When management has trained investors to look at company guidance as conservative, exceeding and even increasing guidance that guidance, creates much less excitement. When management uses superlatives to describe its performance and doesn't raise revenue, EBITDA or FCF despite raising net adds, isn't that a legitimate cause for concern? And if investors bid up the price prior to the CC expecting increases in revenue, EBITDA and FCF, doesn't that also put pressure on the price?
The market and individual stocks hate uncertainty. They move on news flows, technical factors, emotions, sentiment, confidence, momentum and a whole host of other factors. Individual stocks move largely on future expectations and as these expectations change over time, so does the price. During the conference call there was an incredible amount of focus on historical financial metrics, but little that stirred up excitement going forward. That's fine for those looking for longer term, stable growth (and I am), but I think most investors have much greater short term expectations.
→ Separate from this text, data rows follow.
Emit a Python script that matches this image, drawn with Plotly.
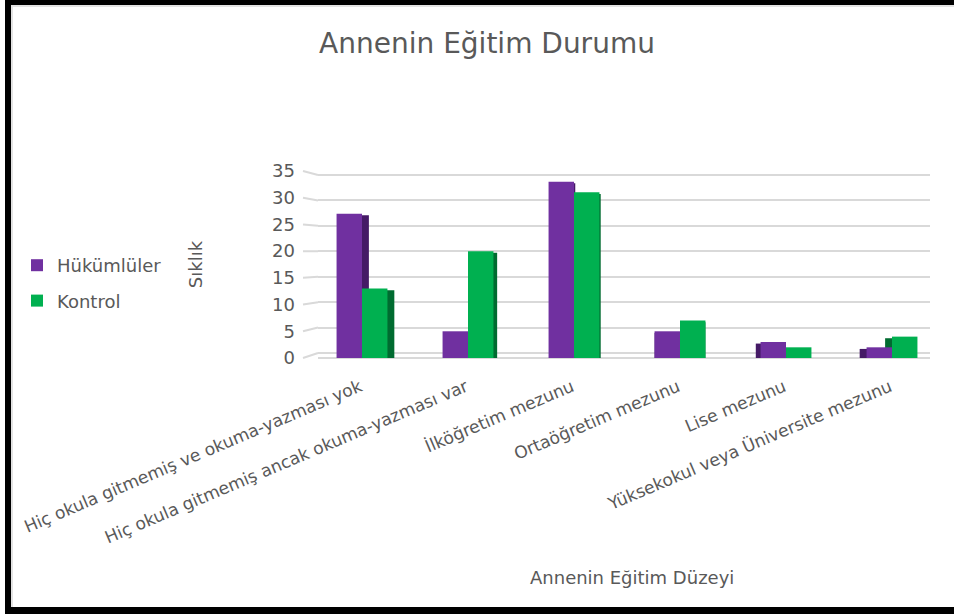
import plotly.graph_objects as go

categories = [
    "Hiç okula gitmemiş ve okuma-yazması yok",
    "Hiç okula gitmemiş ancak okuma-yazması var",
    "İlköğretim mezunu",
    "Ortaöğretim mezunu",
    "Lise mezunu",
    "Yüksekokul veya Üniversite mezunu",
]
hukumluler = [27, 5, 33, 5, 3, 2]
kontrol = [13, 20, 31, 7, 2, 4]
y_ticks = [0, 5, 10, 15, 20, 25, 30, 35]

W, H = 954, 614
L, R, T, B = 318, 24, 171, 256
PW, PH = W - L - R, H - T - B
Y_MAX = 35

def px(x):
    return (x - L) / PW

def py(y):
    return (H - B - y) / PH

# back-wall (perspective) scale for gridlines: 0 -> 353px, 35 -> 175px
BACK0, BACK35 = 353, 175
back_per = (BACK0 - BACK35) / Y_MAX
y2_range = [-(H - B - BACK0) / back_per, (BACK0 - T) / back_per]

FONT = "DejaVu Sans"
GRAY = "#595959"
GRID = "#d9d9d9"
PURPLE, PURPLE_D = "#7030A0", "#451a66"
GREEN, GREEN_D = "#00B050", "#006b30"

BW = 0.24                       # bar width (category units)
SIDE = [0.065, 0.035, 0.012, 0.0, -0.045, -0.065]   # perspective side-face shift

fig = go.Figure()
# carrier for the back-wall gridline axis (draws nothing)
fig.add_trace(go.Scatter(x=categories, y=kontrol, yaxis="y2", mode="none",
                         showlegend=False, hoverinfo="skip"))
fig.add_trace(go.Bar(x=categories, y=[v - 0.3 for v in hukumluler], width=BW,
                     offset=[-BW + s for s in SIDE], marker=dict(color=PURPLE_D, line=dict(width=0)),
                     showlegend=False, hoverinfo="skip"))
fig.add_trace(go.Bar(x=categories, y=[v - 0.3 for v in kontrol], width=BW,
                     offset=[0 + s for s in SIDE], marker=dict(color=GREEN_D, line=dict(width=0)),
                     showlegend=False, hoverinfo="skip"))
fig.add_trace(go.Bar(name="Hükümlüler", x=categories, y=hukumluler, width=BW, offset=-BW,
                     marker=dict(color=PURPLE, line=dict(width=0)), legendgroup="a"))
fig.add_trace(go.Bar(name="Kontrol", x=categories, y=kontrol, width=BW, offset=0,
                     marker=dict(color=GREEN, line=dict(width=0)), legendgroup="b"))

# side-wall slanted grid segments, from the tick label position to the back wall
front_per = PH / Y_MAX
shapes = []
for v in y_ticks:
    yf = H - B - v * front_per
    yb = BACK0 - v * back_per
    shapes.append(dict(type="line", xref="paper", yref="paper",
                       x0=px(303), y0=py(yf), x1=px(L), y1=py(yb),
                       line=dict(color=GRID, width=2), layer="below"))

shapes += [
    dict(type="rect", xref="paper", yref="paper", x0=px(11), x1=px(954), y0=py(5), y1=py(7),
         fillcolor="#e3e3e3", line=dict(width=0), layer="above"),
    dict(type="rect", xref="paper", yref="paper", x0=px(11), x1=px(13), y0=py(5), y1=py(607),
         fillcolor="#e3e3e3", line=dict(width=0), layer="above"),
    dict(type="rect", xref="paper", yref="paper", x0=px(5), x1=px(954), y0=py(0), y1=py(5),
         fillcolor="black", line=dict(width=0), layer="above"),
    dict(type="rect", xref="paper", yref="paper", x0=px(5), x1=px(11), y0=py(0), y1=py(614),
         fillcolor="black", line=dict(width=0), layer="above"),
    dict(type="rect", xref="paper", yref="paper", x0=px(5), x1=px(954), y0=py(607), y1=py(614),
         fillcolor="black", line=dict(width=0), layer="above"),
]

fig.update_layout(
    width=W, height=H,
    margin=dict(l=L, r=R, t=T, b=B, autoexpand=False),
    paper_bgcolor="white", plot_bgcolor="white",
    font=dict(family=FONT, color=GRAY, size=16),
    title=dict(text="Annenin Eğitim Durumu", xref="container", x=487 / W, xanchor="center",
               yref="container", y=1 - 43 / H, yanchor="middle",
               font=dict(size=28, color=GRAY, family=FONT)),
    barmode="overlay",
    showlegend=True,
    legend=dict(x=px(17), xanchor="left", y=py(283), yanchor="middle",
                font=dict(size=18, color=GRAY, family=FONT),
                traceorder="grouped", tracegroupgap=9, bgcolor="rgba(0,0,0,0)"),
    xaxis=dict(range=[(L - 362) / 106, (W - R - 362) / 106], tickangle=-23,
               showgrid=False, zeroline=False, showline=False, ticks="",
               ticklabelstandoff=15, ticklabelshift=-2,
               tickfont=dict(size=17.1, color=GRAY), automargin=False),
    yaxis=dict(range=[0, Y_MAX], tickvals=y_ticks, showgrid=False,
               zeroline=True, zerolinecolor=GRID, zerolinewidth=2,
               ticks="", ticklabelstandoff=22, tickfont=dict(size=18, color=GRAY),
               title=dict(text="Sıklık", standoff=64, font=dict(size=18, color=GRAY)),
               automargin=False),
    yaxis2=dict(range=y2_range, overlaying="y", anchor="x", side="left",
                tickvals=y_ticks, showticklabels=False, ticks="",
                showgrid=True, gridcolor=GRID, gridwidth=2, zeroline=False,
                showline=False, automargin=False),
    annotations=[dict(text="Annenin Eğitim Düzeyi", xref="paper", yref="paper",
                      x=px(632), y=py(577), xanchor="center", yanchor="middle",
                      showarrow=False, font=dict(size=18, color=GRAY, family=FONT))],
    shapes=shapes,
)

fig.write_html("out.html", config={"displayModeBar": False},
               post_script="document.body.style.margin='0';")
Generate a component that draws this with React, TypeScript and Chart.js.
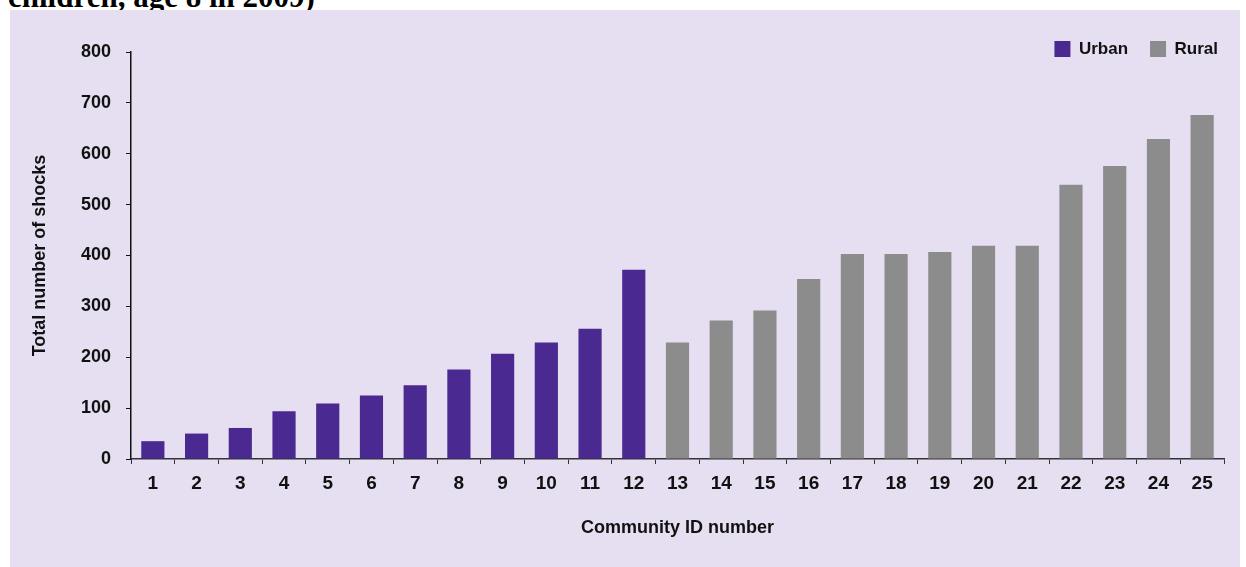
import React, { useEffect, useRef } from "react";
import { Chart, registerables } from "chart.js";

Chart.register(...registerables);

// ---- data ----
const categories = [
  "1", "2", "3", "4", "5", "6", "7", "8", "9", "10", "11", "12", "13",
  "14", "15", "16", "17", "18", "19", "20", "21", "22", "23", "24", "25",
];
const urbanValues = [35, 50, 61, 94, 109, 125, 145, 176, 207, 229, 256, 372];
const ruralValues = [229, 272, 292, 354, 403, 403, 407, 419, 419, 539, 576, 629, 676];
const seriesNames = ["Urban", "Rural"];
const yMin = 0;
const yMax = 800;
const yStep = 100;
const titleText = "children, age 8 in 2009)";
const xTitle = "Community ID number";
const yTitle = "Total number of shocks";

// ---- style ----
const URBAN_COLOR = "#4A2990";
const RURAL_COLOR = "#8C8C8C";
const PANEL_BG = "rgb(230,223,241)";
const FONT = "'Liberation Sans', Arial, sans-serif";

// place the legend box at the top-right corner of the panel
const legendPlace = {
  id: "legendPlace",
  afterLayout(chart: any) {
    const lg = chart.legend;
    if (!lg) return;
    const h = lg.bottom - lg.top;
    const w = lg.right - lg.left;
    lg.top = 18.5;
    lg.bottom = lg.top + h;
    lg.right = 1240;
    lg.left = lg.right - w;
  },
};

export default function App() {
  const ref = useRef<HTMLCanvasElement | null>(null);

  useEffect(() => {
    if (!ref.current) return;
    const nUrban = urbanValues.length;
    const urbanData = categories.map((_, i) => (i < nUrban ? urbanValues[i] : null));
    const ruralData = categories.map((_, i) => (i >= nUrban ? ruralValues[i - nUrban] : null));

    const chart = new Chart(ref.current, {
      type: "bar",
      data: {
        labels: categories,
        datasets: [
          {
            label: seriesNames[0],
            data: urbanData,
            backgroundColor: URBAN_COLOR,
            grouped: false,
            categoryPercentage: 1,
            barPercentage: 0.53,
          } as any,
          {
            label: seriesNames[1],
            data: ruralData,
            backgroundColor: RURAL_COLOR,
            grouped: false,
            categoryPercentage: 1,
            barPercentage: 0.53,
          } as any,
        ],
      },
      options: {
        animation: false,
        responsive: false,
        maintainAspectRatio: false,
        layout: { padding: { left: 8, top: 3, right: 22, bottom: 0 } },
        plugins: {
          legend: {
            position: "top",
            align: "end",
            labels: {
              boxWidth: 16,
              boxHeight: 16,
              padding: 22,
              color: "#111",
              font: { family: FONT, size: 17, weight: "bold" },
            },
          },
          tooltip: { enabled: false },
        },
        scales: {
          x: {
            grid: {
              display: true,
              drawOnChartArea: false,
              drawTicks: true,
              tickLength: 5,
              color: "#333",
              offset: true,
            },
            border: { display: true, color: "#333", width: 1.5 },
            ticks: {
              color: "#111",
              padding: 8,
              maxRotation: 0,
              autoSkip: false,
              font: { family: FONT, size: 19, weight: "bold" },
            },
            title: {
              display: true,
              text: xTitle,
              color: "#111",
              font: { family: FONT, size: 18, weight: "bold" },
              padding: { top: 0, bottom: 28 },
            },
            afterFit: (s: any) => {
              s.height = 567 - 459;
            },
          },
          y: {
            min: yMin,
            max: yMax,
            grid: {
              display: true,
              drawOnChartArea: false,
              drawTicks: true,
              tickLength: 5,
              color: "#111",
            },
            border: { display: true, color: "#111", width: 1.5 },
            ticks: {
              stepSize: yStep,
              color: "#111",
              padding: 15,
              font: { family: FONT, size: 18, weight: "bold" },
            },
            title: {
              display: true,
              text: yTitle,
              color: "#111",
              font: { family: FONT, size: 18, weight: "bold" },
              padding: { top: 21, bottom: 0 },
            },
            afterFit: (s: any) => {
              s.width = 131 - 8;
            },
          },
        },
      },
      plugins: [legendPlace],
    });
    return () => chart.destroy();
  }, []);

  return (
    <div
      style={{
        position: "fixed",
        left: 0,
        top: 0,
        width: 1246,
        height: 567,
        overflow: "hidden",
        background: "#fff",
      }}
    >
      <div
        style={{
          position: "absolute",
          left: 8,
          top: -19,
          fontFamily: "'Liberation Serif', 'Times New Roman', serif",
          fontWeight: "bold",
          fontSize: 31,
          lineHeight: "31px",
          whiteSpace: "nowrap",
          color: "#000",
        }}
      >
        {titleText}
      </div>
      <div
        style={{
          position: "absolute",
          left: 10,
          top: 10,
          width: 1230,
          height: 570,
          background: PANEL_BG,
        }}
      />
      <canvas
        ref={ref}
        width={1246}
        height={567}
        style={{ position: "absolute", left: 0, top: 0, width: 1246, height: 567 }}
      />
    </div>
  );
}
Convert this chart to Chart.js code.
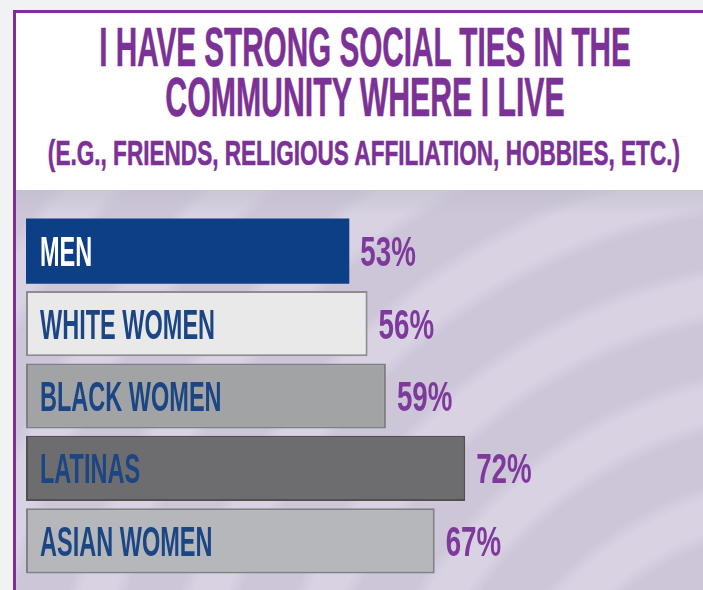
<!DOCTYPE html>
<html>
<head>
<meta charset="utf-8">
<title>Social ties in the community</title>
<script src="https://cdn.jsdelivr.net/npm/chart.js@4.4.1/dist/chart.umd.min.js"></script>
<style>
  html, body { margin: 0; width: 703px; height: 590px; overflow: hidden; background: #f1f2f4; }
  #card {
    position: absolute; left: 13px; top: 10px; width: 700px; height: 590px;
    border-left: 3px solid #7b3196; border-top: 3px solid #7b3196; background: #fff;
  }
  #band {
    position: absolute; left: 16px; top: 190px; width: 700px; height: 400px;
    background:
      linear-gradient(to bottom, rgba(190,188,200,0.55) 0px, rgba(190,188,200,0) 26px),
      repeating-radial-gradient(circle at 800px 640px,
        #d8d2e3 0px, #d8d2e3 30px, #cdc6d9 44px, #cdc6d9 92px, #d8d2e3 106px);
  }
  /* wide centred boxes so the squeezed lines stay centred on x = 365 */
  .head {
    position: absolute; left: -635px; width: 2000px; text-align: center; white-space: nowrap;
    font-family: "Liberation Sans", Arial, sans-serif; font-weight: bold; color: #7b3196;
    -webkit-text-stroke: 0.6px #7b3196;
    transform-origin: 1000px 0;
  }
  #l1 { top: 19px; font-size: 56px; line-height: 56px; transform: scaleX(0.53); }
  #l2 { top: 69px; font-size: 56px; line-height: 56px; transform: scaleX(0.54); }
  #l3 { top: 135px; font-size: 35px; line-height: 35px; transform: scaleX(0.645); transform-origin: 997px 0; }
  #chart { position: absolute; left: 0; top: 0; }
</style>
</head>
<body>
<div id="card"></div>
<div id="band"></div>
<div class="head" id="l1">I HAVE STRONG SOCIAL TIES IN THE</div>
<div class="head" id="l2">COMMUNITY WHERE I LIVE</div>
<div class="head" id="l3">(E.G., FRIENDS, RELIGIOUS AFFILIATION, HOBBIES, ETC.)</div>
<canvas id="chart" width="703" height="590"></canvas>
<script>
// survey groups and share who agree (%)
const groups = ['MEN', 'WHITE WOMEN', 'BLACK WOMEN', 'LATINAS', 'ASIAN WOMEN'];
const shares = [53, 56, 59, 72, 67];

// bar look per group
const fills = ['#0d3f86', '#e9e9ea', '#a2a3a5', '#6d6d6f', '#b5b7ba'];
const edges = ['#0d3f86', '#8d8d90', '#7e7f82', '#505053', '#808184'];
const nameColors = ['#ffffff', '#1b4583', '#1b4583', '#1b4583', '#1b4583'];

// condensed caption text: squeeze Liberation Sans horizontally
function squeezed(ctx, text, x, y, size, sx, color) {
    ctx.save();
    ctx.font = `bold ${size}px "Liberation Sans", Arial, sans-serif`;
    ctx.fillStyle = color;
    ctx.textBaseline = 'alphabetic';
    ctx.translate(x, y);
    ctx.scale(sx, 1);
    ctx.fillText(text, 0, 0);
    ctx.restore();
}

const barLabels = {
    id: 'barLabels',
    afterDatasetsDraw(chart) {
        const ctx = chart.ctx;
        const meta = chart.getDatasetMeta(0);
        meta.data.forEach((bar, i) => {
            squeezed(ctx, groups[i], bar.base + 14, bar.y + 15, 42, 0.56, nameColors[i]);
            squeezed(ctx, shares[i] + '%', bar.x + 11, bar.y + 15, 42, 0.66, '#7d3a9b');
        });
    }
};

new Chart(document.getElementById('chart'), {
    type: 'bar',
    data: {
        labels: groups,
        datasets: [{
            data: shares,
            backgroundColor: fills,
            borderColor: edges,
            borderWidth: [0, 2, 2, 2, 2],
            borderSkipped: false,
            barPercentage: 0.9,
            categoryPercentage: 1.0
        }]
    },
    options: {
        indexAxis: 'y',
        responsive: false,
        devicePixelRatio: 1,
        animation: false,
        layout: { padding: { left: 26, right: 67, top: 215, bottom: 13 } },
        scales: {
            x: { display: false, min: 0, max: 100 },
            y: { display: false }
        },
        plugins: {
            legend: { display: false },
            tooltip: { enabled: false }
        }
    },
    plugins: [barLabels]
});
</script>
</body>
</html>
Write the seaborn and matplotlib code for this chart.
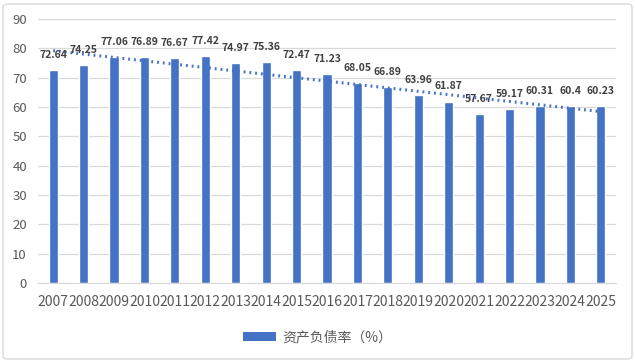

And based on the reaction of the share price this week, they were disappointed.
Disclosure: I am long SIRI.
Additional disclosure: I have $3 January 2013 covered calls against most of my Sirius position, as well as some $2 and $2.50 January 2013 covered calls. I may initiate (or close) a buy stock/sell option position in Sirius, discussed in another article, at any time. I hold no positions nor do I currently plan to open a position in Liberty Media.